今月の致知の社内木鶏の記事で桂歌丸氏と中村吉右衛門氏の対談がありました。その中で伸びていく人と途中で止まる人ということが語られていました。大変印象深い文章で桂氏は「その差は自分自身にある」といいました。「自分自身の勉強の仕方、自分自身の努力の仕方。」であると。そしてこう続きます。
「自分自身のことがよくわかっていないで他人のことはよくわかるという人がいるんですけど逆だと思うんです。他人のことばかり気にしているのは大変な間違い。」そして中村氏は「自分をしっかり見る」と応答されると「ずっと見ていないとダメですよ」と語っておられます。
人間は自分で考えることをやめてしまえば他人軸や世間の評価でばかりにあわせて生きてしまうものです。自分が分からないという人が増えていくのも、自分と向き合うこともしないで他人のことばかりを気にしていることでますます増えていくように思います。自分が自分自身と正対し自分を丸ごと認めることなしに、他人から認めてもらいたいことばかりを求めても自分の道を歩んでいることにはなりません。
自分自身の道を深めていくということが学問を実践することであり、自分の道を往く中でそれぞれ人として大切なことを修得していくようにも思います。
松下幸之助氏に自分の道を歩むことの大切さが語られた詩があります。
「自分には 自分に与えられた道がある。天与の尊い道がある。どんな道かは知らないが、他の人には歩めない。自分だけしか歩めない、二度と歩めぬかけがえのないこの道。広いときもある。狭いときもある。のぼりもあれば、くだりもある。坦々としたときもあれば、かきわけかきわけ汗するときもある。この道が果たしてよいのか悪いのか、思案にあまるときもあろう。なぐさめを求めたくなるときもあろう。しかし、所詮はこの道しかないのではないか。あきらめろと言うのではない。いま立っているこの道、いま歩んでいるこの道、とにかくこの道を休まず歩むことである。
自分だけしか歩めない大事な道ではないか。
自分だけに与えられているかけがえのないこの道ではないか。
他人の道に心を奪われ、思案にくれて立ちすくんでいても、道は少しもひらけない。道をひらくためには、まず歩まねばならぬ。心を定め、懸命に歩まねばならぬ。それがたとえ遠い道のように思えても、休まず歩む姿からは必ず新たな道がひらけてくる。深い喜びも生まれてくる。」
自分の道に気づくのは、自分の道を覚悟したときかもしれません。その姿勢が本当に自分が受け容れた道であるのなら、この道を歩ませていただきたいという謙虚な心が定まるように思います。こんなはずではないとか、もっとできるとか、環境さえあればとかないものねだりをしては他人の道を羨み自分自身のことを自分自身で深掘っていこうとしないでは自分自身のことが分かるはずがありません。

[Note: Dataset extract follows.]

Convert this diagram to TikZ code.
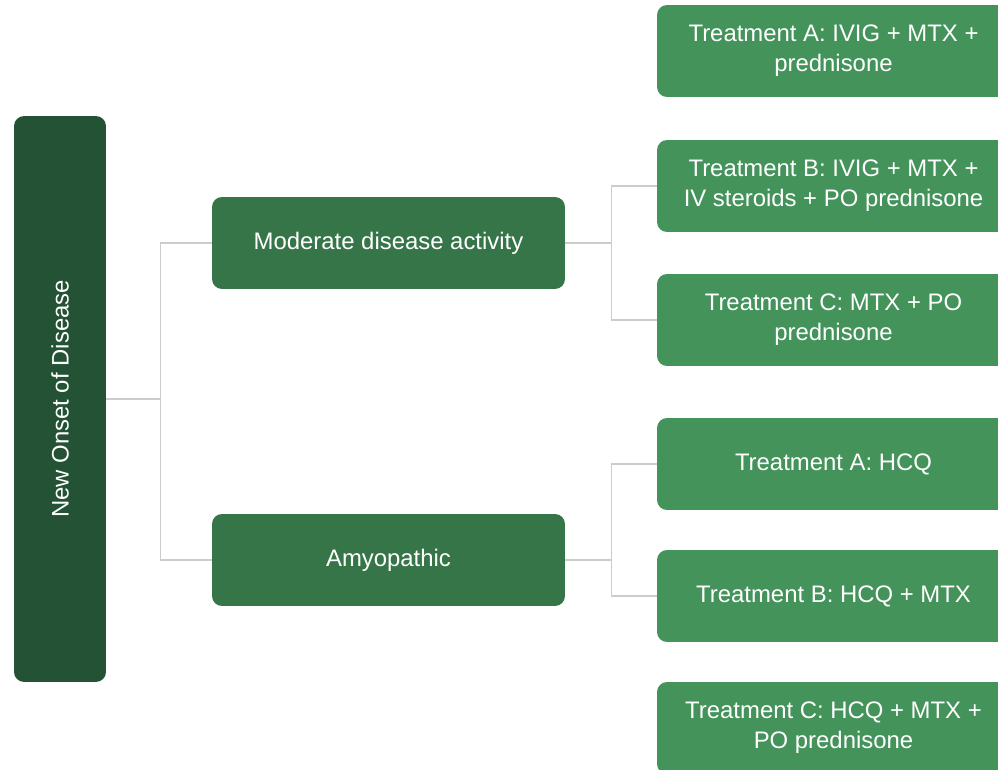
\documentclass[tikz,border=0pt]{standalone}
\usepackage{fontspec}
\setmainfont{Liberation Sans}
\usepackage{graphicx}
\definecolor{rootgreen}{RGB}{36,82,52}
\definecolor{midgreen}{RGB}{54,117,72}
\definecolor{leafgreen}{RGB}{67,147,90}
\definecolor{lineGrey}{RGB}{204,204,204}
\tikzset{
	box/.style={rectangle, rounded corners=0.2cm, text=white, align=center,
		font=\fontsize{13.6}{17}\selectfont, inner sep=0pt},
	rootbox/.style={box, fill=rootgreen, minimum width=1.84cm, minimum height=11.32cm},
	midbox/.style={box, fill=midgreen, minimum width=7.06cm, minimum height=1.84cm},
	leafbox/.style={box, fill=leafgreen, minimum width=7.06cm, minimum height=1.84cm},
	conn/.style={draw=lineGrey, line width=0.8pt}
}

\begin{document}
\begin{tikzpicture}[x=0.02cm, y=-0.02cm]
		%%%%% START %%%%%
		
		\useasboundingbox (0, 0) rectangle (998, 770);
		\clip (0, 0) rectangle (998, 770);
		
		% first level
		\node[rootbox] (root) at (60, 399) {\rotatebox{90}{New Onset of Disease}};
		
		% second level
		\node[midbox] (mod) at (388.5, 243) {Moderate disease activity};
		\node[midbox] (amy) at (388.5, 560) {Amyopathic};
		
		% treatments, moderate disease activity
		\node[leafbox] (modA) at (833.5, 51) {Treatment A: IVIG + MTX +\\prednisone};
		\node[leafbox] (modB) at (833.5, 186) {Treatment B: IVIG + MTX +\\IV steroids + PO prednisone};
		\node[leafbox] (modC) at (833.5, 320) {Treatment C: MTX + PO\\prednisone};
		
		% treatments, amyopathic
		\node[leafbox] (amyA) at (833.5, 464) {Treatment A: HCQ};
		\node[leafbox] (amyB) at (833.5, 596) {Treatment B: HCQ + MTX};
		\node[leafbox] (amyC) at (833.5, 728) {Treatment C: HCQ + MTX +\\PO prednisone};
		
		% connectors
		\draw[conn] (root.east) -- ++(54, 0) coordinate (j0) |- (mod.west);
		\draw[conn] (j0) |- (amy.west);
		
		\draw[conn] (mod.east) -- ++(46, 0) coordinate (j1) |- (modB.west);
		\draw[conn] (j1) |- (modC.west);
		
		\draw[conn] (amy.east) -- ++(46, 0) coordinate (j2) |- (amyA.west);
		\draw[conn] (j2) |- (amyB.west);
		
		%%%%% END %%%%%
	\end{tikzpicture}
\end{document}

自分自身のことが分かるというのは、自分の心が分かってくるということです。自分の心を大切に生きている人は、必ず自分自身のことが結ばれていきます。自分と自身が結ばれるとき、人は他人軸が気にならなくなり本当の自信を持てるようになります。
自信とは何か、それは結果が出てから持てるものでもなく、評価されたからもてるものでもなく、それは自分が自分を信じられるとき持てるようになるものです。そのために信念があり、その信念によって磨かれて磨がれているうちに本物の輝きを放つようになるように私は思います。
自分の心をお座なりにすることがないように、自分の心の声をずっと聴き自分の心を見つめてその心と最良の関係を築くことで自他を認められる人格を育てていけるように思います。
人格形成はまず自分の道を定めることなのかもしれません。
引き続き、人生の先輩に学び直しながら真摯に自分の道を歩んでいきたいと思います。